Aggiornamento. Fue un neologismo que adquirió carta de identidad. Había que ponerse al día. Había que dejar las viejas estructuras y actualizar el mensaje. Había que tener en cuenta que el mundo va a una velocidad y que la iglesia debe estar a la altura de las circunstancias para poder dar testimonio de su mensaje valioso. Si no, todo queda devaluado.

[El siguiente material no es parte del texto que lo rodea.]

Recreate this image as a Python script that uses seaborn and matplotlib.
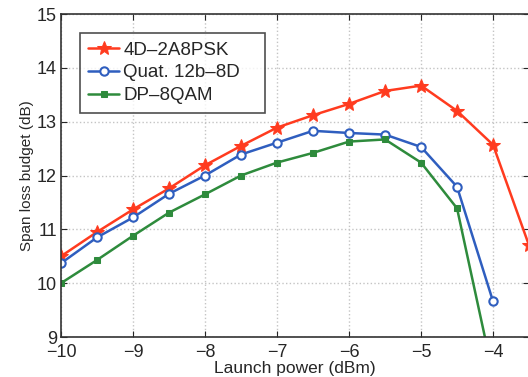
import numpy as np
import pandas as pd
import matplotlib
matplotlib.use("Agg")
import matplotlib.pyplot as plt
import seaborn as sns

power = [-10, -9.5, -9, -8.5, -8, -7.5, -7, -6.5, -6, -5.5, -5, -4.5, -4, -3.5]
psk = [10.5, 10.95, 11.37, 11.76, 12.19, 12.55, 12.89, 13.12, 13.33, 13.57, 13.67, 13.2, 12.57, 10.7]
quat = [10.37, 10.85, 11.22, 11.66, 12.0, 12.39, 12.61, 12.83, 12.79, 12.76, 12.53, 11.79, 9.66]
qam = [10.0, 10.43, 10.88, 11.31, 11.65, 12.0, 12.24, 12.42, 12.63, 12.67, 12.24, 11.39, 8.3]

names = ["4D\u20132A8PSK", "Quat. 12b\u20138D", "DP\u20138QAM"]
rows = []
for n, vals in zip(names, [psk, quat, qam]):
    for x, v in zip(power, vals):
        rows.append({"power": x, "budget": v, "series": n})
df = pd.DataFrame(rows)

sns.set_style("ticks")
plt.rcParams['font.family'] = ['Liberation Sans', 'DejaVu Sans']

fig = plt.figure(figsize=(5.28, 3.77), dpi=100)
ax = fig.add_axes([61/528, 1-337/377, (528-61)/528 + 0.002, (337-14)/377])

colors = {"4D\u20132A8PSK": "#ff3b1f", "Quat. 12b\u20138D": "#2f5ebf", "DP\u20138QAM": "#2e8b3c"}
markers = {"4D\u20132A8PSK": "*", "Quat. 12b\u20138D": "o", "DP\u20138QAM": "s"}
for n in names:
    sub = df[df.series == n]
    kw = dict(markersize=10) if n == names[0] else (dict(markersize=6, markerfacecolor="white", markeredgewidth=1.5) if n == names[1] else dict(markersize=5))
    sns.lineplot(data=sub, x="power", y="budget", ax=ax, color=colors[n], marker=markers[n],
                 markeredgecolor=colors[n], linewidth=1.8, label=n, **kw)

ax.set_xlim(-10, -3.5)
ax.set_ylim(9, 15)
ax.set_xticks([-10, -9, -8, -7, -6, -5, -4])
ax.set_xticklabels(["\u221210", "\u22129", "\u22128", "\u22127", "\u22126", "\u22125", "\u22124"])
ax.set_yticks([9, 10, 11, 12, 13, 14, 15])
ax.grid(True, linestyle=":", color="#c4c4c4", linewidth=1)
ax.tick_params(direction="in", labelsize=13, length=4, top=True, right=True, pad=3)
ax.tick_params(axis="x", pad=5)
for s in ax.spines.values():
    s.set_color("#333333")
    s.set_linewidth(1.2)
ax.set_xlabel("Launch power (dBm)", fontsize=12.5, labelpad=0)
ax.set_ylabel("Span loss budget (dB)", fontsize=11, labelpad=2)

leg = ax.legend(loc="upper left", bbox_to_anchor=(19/467, (337-110)/323, 185/467, 77/323),
                mode="expand", fontsize=13.5, frameon=True,
                fancybox=False, edgecolor="#222222", handlelength=1.65, borderpad=0.45,
                labelspacing=0.3, handletextpad=0.2, borderaxespad=0)
leg.get_frame().set_linewidth(1.2)

fig.savefig("out.png", dpi=100)
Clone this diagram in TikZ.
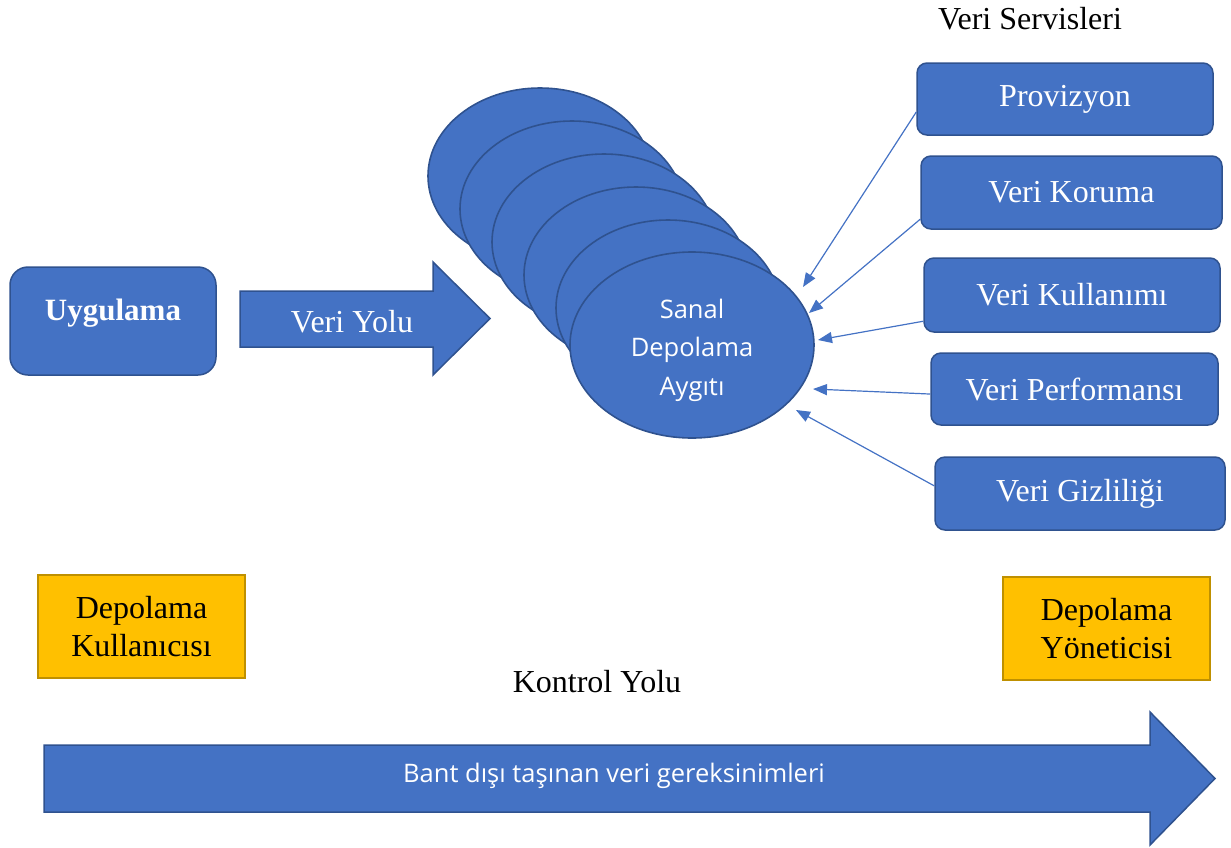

Y después... Juan XXIII murió al cabo de ocho meses de inaugurar el concilio. Su espíritu juvenil se ha ido diluyendo y perdiendo. El Concilio queda como un recuerdo histórico, pero no como un estilo de vida. La tradición vuelve tener primacía sobre el frescor del Evangelio, se han vuelto a cerrar ventanas, y vuelven los miedos. Proliferan los profetas de calamidades que, dentro de la iglesia, velan para no perder poder, y hay miopía para ver los signos de los tiempos de un mundo que pide una palabra de paz y de amor, de justicia y de esperanza, y de compromiso firme. Lejos del aggiornamento, siguen las ceremonias anacrónicas, y vuelven los ornamentos y el latín.... Como decía el malogrado cardenal Martini, doscientos años separan la realidad de la iglesia de la realidad del mundo. Pero agradezco, desde el fondo del corazón, haber vivido aquellos años de esperanzas y de utopías. Agradezco que, pese a la actual involución, el espíritu de aquel 11 de octubre, todavía me da fuerza para intentar seguir la utopía del Evangelio. ¡Gracias, querido Papa Juan XXIII por haber sido un profeta de buena voluntad! (Eclesalia Informativo autoriza y recomienda la difusión de sus artículos, indicando su procedencia).